Well, there is some of THE ISLAND that I liked.  For starters, Ewan McGregor manages to keep things earnest and sincere despite all of the havoc and pandemonium around him.  I also liked the work of Steve Buscemi in a key, yet small, role as a figure that helps both Lincoln and Jordan.  Also, there are some virtuoso moments of visual effects, such as the reveal of the underground city, a great chase scene involving hovering motorcycles (that seems a bit too familiar to a similar scene in RETURN OF THE JEDI), and some truly great work that involves the same actor playing two versions of themselves in the same shot.  Many films in the past that have tried this appeared a bit too obvious in their techniques, but the moments here in THE ISLAND are amazingly seamless.  It’s literally like they cloned a copy of the real actor.  Furthermore, I really enjoyed the first third of the film in the futuristic society where it introduced us to some interesting developments and then has a payoff to lead us to believing that this film will become something. 

Well, that is precisely what’s wrong with THE ISLAND – it’s cheerful disdain with being anything thought provoking.  Instead, it quickly goes into full-on action mode and never, ever looks back and then finally, when all of the explosions and fires are out, it ends unsatisfactorily.  The film becomes a video game designer’s wet dream, with action scenes so incredibly over-the-top and rough that you begin to wonder how Lincoln and Jordan manage to survive unscathed most of the time.  Also, when it has been established that those that are chasing them, led by a military tactician Albert Laurent (Djimon Hounsou, in a completely wasted role) have so much technology on their side, I find it completely implausibly that the heroes could ever escape them.  Lambert also occupies one of the biggest groaner scenes of the year, and changes his motivation and alliances so fast that it’s hard not to laugh at the screen with mocking incredulity.  THE ISLAND, on top of all of these problems, is about twenty minutes too long for its own good and in its absorbingly long running time it failed to answer one key question - how in the world could any world government be ignorant to the real truths that Merrick's underground "factory" offered?

Mr. Bay, when are you going to make a film for grown-ups?  You obviously have taken great pains and labored intensely over the years to make mindless entertainments for most adolescents who could care less about anything approximating intelligent and captivating.  Yet, I think that it’s time for you to take a step back and make a film for adults.  We all know that you are a gifted visualist and are competent at filming a shot and making it glisten with the radiant and aesthetic glow of a Maxim cover page spread, not to mention that you blow things up as well as any modern film director.  I think its high time that you strip yourself away of all of your wicked excesses as a filmmaker and deconstruct your tone and style way, way down.  Less is always more, and I would still like to think that there is a great film in you that inspires thought as much as it wows us with its kinetic energy.  Joel Schumacher did just that with most of his work after the disastrous BATMAN AND ROBIN...why can't you?

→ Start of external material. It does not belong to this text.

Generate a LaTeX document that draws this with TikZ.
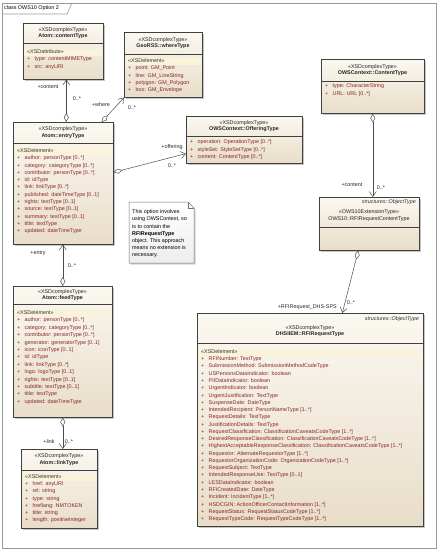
\documentclass[tikz,border=0pt]{standalone}
\usepackage{fontspec}
\setmainfont{Liberation Sans}
\usetikzlibrary{arrows.meta,shadows}

\definecolor{umltop}{HTML}{FBF8F1}
\definecolor{umlbot}{HTML}{E8DDC8}
\definecolor{attrred}{HTML}{8A2424}
\definecolor{bandyel}{HTML}{FAF2DA}
\definecolor{framegray}{HTML}{9A9A9A}

\begin{document}
\begin{tikzpicture}[
    x=1pt, y=-1pt,
    every node/.style={font=\fontsize{5.4}{6.6}\selectfont, inner sep=0pt},
    cls/.style={rectangle, draw=black!75, line width=0.6pt, top color=umltop, bottom color=umlbot,
        anchor=north west, drop shadow={shadow xshift=1.5pt, shadow yshift=-1.5pt, fill=black!45}},
    hdr/.style={align=center, text=black!85},
    stereo/.style={anchor=west, text=black!80, text height=4pt, text depth=1.2pt},
    attr/.style={anchor=west, text=attrred, text height=4pt, text depth=1.2pt},
    band/.style={fill=bandyel},
    lbl/.style={text=black!85},
    assoc/.style={draw=black!70, line width=0.5pt,
        {Diamond[open,length=9pt,width=5pt]}-{Straight Barb[length=5pt,width=7pt]}}
]
    \useasboundingbox[fill=white] (0,0) rectangle (438,554);

    % Frame
    \draw[framegray, line width=0.6pt] (2,3) rectangle (436,548);
    \draw[framegray, line width=0.6pt] (2,14) -- (67,14) -- (72,3);
    \node[anchor=west] (title) at (4,8.5) {class OWS10 Option 2};

    % Atom::contentType
    \node[cls, minimum width=80pt, minimum height=56pt] (content) at (23,23) {};
    \draw[black!75] ([yshift=-20pt]content.north west) -- ([yshift=-20pt]content.north east);
    \node[hdr] (contenth) at (63,33) {«XSDcomplexType»\\\textbf{Atom::contentType}};
    \fill[band] (24,48.5) rectangle (102,55.5);
    \node[stereo] (contents) at (27,52) {«XSDattribute»};
    \foreach \t [count=\i] in {type: contentMIMEType, src: anyURI}
        \node[attr] (content\i) at (27,{52+7.3*\i}) {\makebox[7.5pt][l]{+}\t};

    % GeoRSS::whereType
    \node[cls, minimum width=78pt, minimum height=65pt] (where) at (124,32) {};
    \draw[black!75] ([yshift=-22pt]where.north west) -- ([yshift=-22pt]where.north east);
    \node[hdr] (whereh) at (163,43) {«XSDcomplexType»\\\textbf{GeoRSS::whereType}};
    \fill[band] (125,57.5) rectangle (201,64.5);
    \node[stereo] (wheres) at (128,61) {«XSDelement»};
    \foreach \t [count=\i] in {point: GM\_Point, line: GM\_LineString, polygon: GM\_Polygon, box: GM\_Envelope}
        \node[attr] (where\i) at (128,{61+7.3*\i}) {\makebox[7.5pt][l]{+}\t};

    % Atom::entryType
    \node[cls, minimum width=100pt, minimum height=122pt] (entry) at (13,122) {};
    \draw[black!75] ([yshift=-21pt]entry.north west) -- ([yshift=-21pt]entry.north east);
    \node[hdr] (entryh) at (63,132.5) {«XSDcomplexType»\\\textbf{Atom::entryType}};
    \fill[band] (14,147.5) rectangle (112,154.5);
    \node[stereo] (entrys) at (17,151) {«XSDelement»};
    \foreach \t [count=\i] in {author: personType [0..*], category: categoryType [0..*],
        contributor: personType [0..*], id: idType, link: linkType [0..*],
        published: dateTimeType [0..1], rights: textType [0..1], source: textType [0..1],
        summary: textType [0..1], title: textType, updated: dateTimeType}
        \node[attr] (entry\i) at (17,{151+7.3*\i}) {\makebox[7.5pt][l]{+}\t};

    % OWSContext::OfferingType
    \node[cls, minimum width=116pt, minimum height=47pt] (offering) at (186,116) {};
    \draw[black!75] ([yshift=-20pt]offering.north west) -- ([yshift=-20pt]offering.north east);
    \node[hdr] (offeringh) at (244,126) {«XSDcomplexType»\\\textbf{OWSContext::OfferingType}};
    \foreach \t [count=\i] in {operation: OperationType [0..*], styleSet: StyleSetType [0..*],
        content: ContentType [0..*]}
        \node[attr] (offering\i) at (190,{135.2+7.3*\i}) {\makebox[7.5pt][l]{+}\t};

    % OWSContext::ContentType
    \node[cls, minimum width=103pt, minimum height=54pt] (ctype) at (321,59) {};
    \draw[black!75] ([yshift=-22pt]ctype.north west) -- ([yshift=-22pt]ctype.north east);
    \node[hdr] (ctypeh) at (372.5,70) {«XSDcomplexType»\\\textbf{OWSContext::ContentType}};
    \foreach \t [count=\i] in {type: CharacterString, URL: URL [0..*]}
        \node[attr] (ctype\i) at (325,{79.2+7.3*\i}) {\makebox[7.5pt][l]{+}\t};

    % OWS10::RFIRequestContentType
    \node[cls, minimum width=100pt, minimum height=53pt] (rcontent) at (319,197) {};
    \draw[black!75] ([yshift=-30pt]rcontent.north west) -- ([yshift=-30pt]rcontent.north east);
    \node[anchor=east, text=black!80] (rcontento) at (416,202.5) {\textit{structures::ObjectType}};
    \node[hdr] (rcontenth) at (369,215.5) {«OWS10ExtensionType»\\OWS10::RFIRequestContentType};

    % Note
    \draw[black!55, line width=0.5pt, top color=white, bottom color=black!7,
        drop shadow={shadow xshift=1.5pt, shadow yshift=-1.5pt, fill=black!35}]
        (129,202) -- (188,202) -- (194,208) -- (194,263) -- (129,263) -- cycle;
    \draw[black!55, line width=0.5pt] (188,202) -- (188,208) -- (194,208);
    \node[anchor=north west, align=left, font=\fontsize{5.4}{7.2}\selectfont] (note) at (132,209.5)
        {This option involves\\using OWSContext, so\\is to contain the\\\textbf{RFIRequestType}\\object. This approach\\means no extension is\\necessary.};

    % Atom::feedType
    \node[cls, minimum width=99pt, minimum height=131pt] (feed) at (13,286) {};
    \draw[black!75] ([yshift=-18pt]feed.north west) -- ([yshift=-18pt]feed.north east);
    \node[hdr] (feedh) at (62.5,295) {«XSDcomplexType»\\\textbf{Atom::feedType}};
    \fill[band] (14,309.5) rectangle (111,316.5);
    \node[stereo] (feeds) at (17,313) {«XSDelement»};
    \foreach \t [count=\i] in {author: personType [0..*], category: categoryType [0..*],
        contributor: personType [0..*], generator: generatorType [0..1], icon: iconType [0..1],
        id: idType, link: linkType [0..*], logo: logoType [0..1], rights: textType [0..1],
        subtitle: textType [0..1], title: textType, updated: dateTimeType}
        \node[attr] (feed\i) at (17,{313+7.4*\i}) {\makebox[7.5pt][l]{+}\t};

    % Atom::linkType
    \node[cls, minimum width=76pt, minimum height=79pt] (link) at (21,449) {};
    \draw[black!75] ([yshift=-21pt]link.north west) -- ([yshift=-21pt]link.north east);
    \node[hdr] (linkh) at (59,459.5) {«XSDcomplexType»\\\textbf{Atom::linkType}};
    \fill[band] (22,473.5) rectangle (96,480.5);
    \node[stereo] (links) at (25,477) {«XSDelement»};
    \foreach \t [count=\i] in {href: anyURI, rel: string, type: string, hreflang: NMTOKEN,
        title: string, length: positiveInteger}
        \node[attr] (link\i) at (25,{477+7.2*\i}) {\makebox[7.5pt][l]{+}\t};

    % DHSIIEM::RFIRequestType
    \node[cls, minimum width=226pt, minimum height=213pt] (rfi) at (197,313) {};
    \draw[black!75] ([yshift=-30pt]rfi.north west) -- ([yshift=-30pt]rfi.north east);
    \node[anchor=east, text=black!80] (rfio) at (419,319) {\textit{structures::ObjectType}};
    \node[hdr] (rfih) at (310,331) {«XSDcomplexType»\\\textbf{DHSIIEM::RFIRequestType}};
    \fill[band] (198,348.5) rectangle (422,355.5);
    \node[stereo] (rfis) at (201,352) {«XSDelement»};
    \foreach \t [count=\i] in {RFINumber: TextType, SubmissionMethod: SubmissionMethodCodeType,
        USPersonsDataIndicator: boolean, PIIDataIndicator: boolean, UrgentIndicator: boolean,
        UrgentJustification: TextType, SuspenseDate: DateType,
        IntendedRecipient: PersonNameType [1..*], RequestDetails: TextType,
        JustificationDetails: TextType,
        RequestClassification: ClassificationCaveatsCodeType [1..*],
        DesiredResponseClassification: ClassificationCaveatsCodeType [1..*],
        HighestAcceptableResponseClassification: ClassificationCaveatsCodeType [1..*],
        Requestor: AlternateRequestorType [1..*],
        RequestorOrganizationCode: OrganizationCodeType [1..*], RequestSubject: TextType,
        IntendedResponseUse: TextType [0..1], LESDataIndicator: boolean,
        RFICreatedDate: DateType, Incident: IncidentType [1..*],
        HSDCGIN: ActionOfficerContactInformation [1..*],
        RequestStatus: RequestStatusCodeType [1..*], RequestTypeCode: RequestTypeCodeType [1..*]}
        \node[attr] (rfi\i) at (201,{352+7.27*\i}) {\makebox[7.5pt][l]{+}\t};

    % Associations
    \draw[assoc] ([xshift=3pt]entry.north) -- ([xshift=3pt]content.south);
    \node[lbl] (contentr) at (48,87) {+content};
    \node[lbl] (contentm) at (77,99) {0..*};

    \draw[assoc] ([xshift=-12pt]entry.north east) -- (where.south west);
    \node[lbl] (wherer) at (101,105) {+where};
    \node[lbl] (wherem) at (132,108) {0..*};

    \draw[assoc] ([yshift=11pt]entry.east) -- ([yshift=10pt]offering.south west);
    \node[lbl] (offeringr) at (172,147) {+offering};
    \node[lbl] (offeringm) at (172,166) {0..*};

    \draw[assoc] (feed.north) -- (feed.north |- entry.south);
    \node[lbl] (entryr) at (38,253) {+entry};
    \node[lbl] (entrym) at (72,266) {0..*};

    \draw[assoc] (feed.south) -- (feed.south |- link.north);
    \node[lbl] (linkr) at (49,442) {+link};
    \node[lbl] (linkm) at (69,442) {0..*};

    \draw[assoc] (ctype.south) -- (ctype.south |- rcontent.north);
    \node[lbl] (ctyper) at (352,185) {+content};
    \node[lbl] (ctypem) at (381,188) {0..*};

    \draw[assoc] ([xshift=-11pt]rcontent.south) -- ([xshift=32pt]rfi.north);
    \node[lbl, anchor=east] (rfir) at (337,307) {+RFIRequest\_DHS-SPS};
    \node[lbl] (rfim) at (351,303) {0..*};
\end{tikzpicture}
\end{document}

THE ISLAND is a good start in a different direction for Bay, but it still left me feeling dizzy in terms of where I thought it could and should have went.  There is a smart movie here buried underneath all of Bay's gratuitous and mindless direction.  If anything, Bay needs to exercise restraint in his style and methods, even when he feels compelled not to do so.  THE ISLAND is still an over-directed and bombastic mess, but at least there was an attempt to try to deliver a premise with promise.  A film with such a neat and stimulating concept should not be so hopelessly and shamefully dumb.  Shame on you...yet again...Michael Bay.  Maybe one of these days you will come to your senses and learn how to make something truly compelling.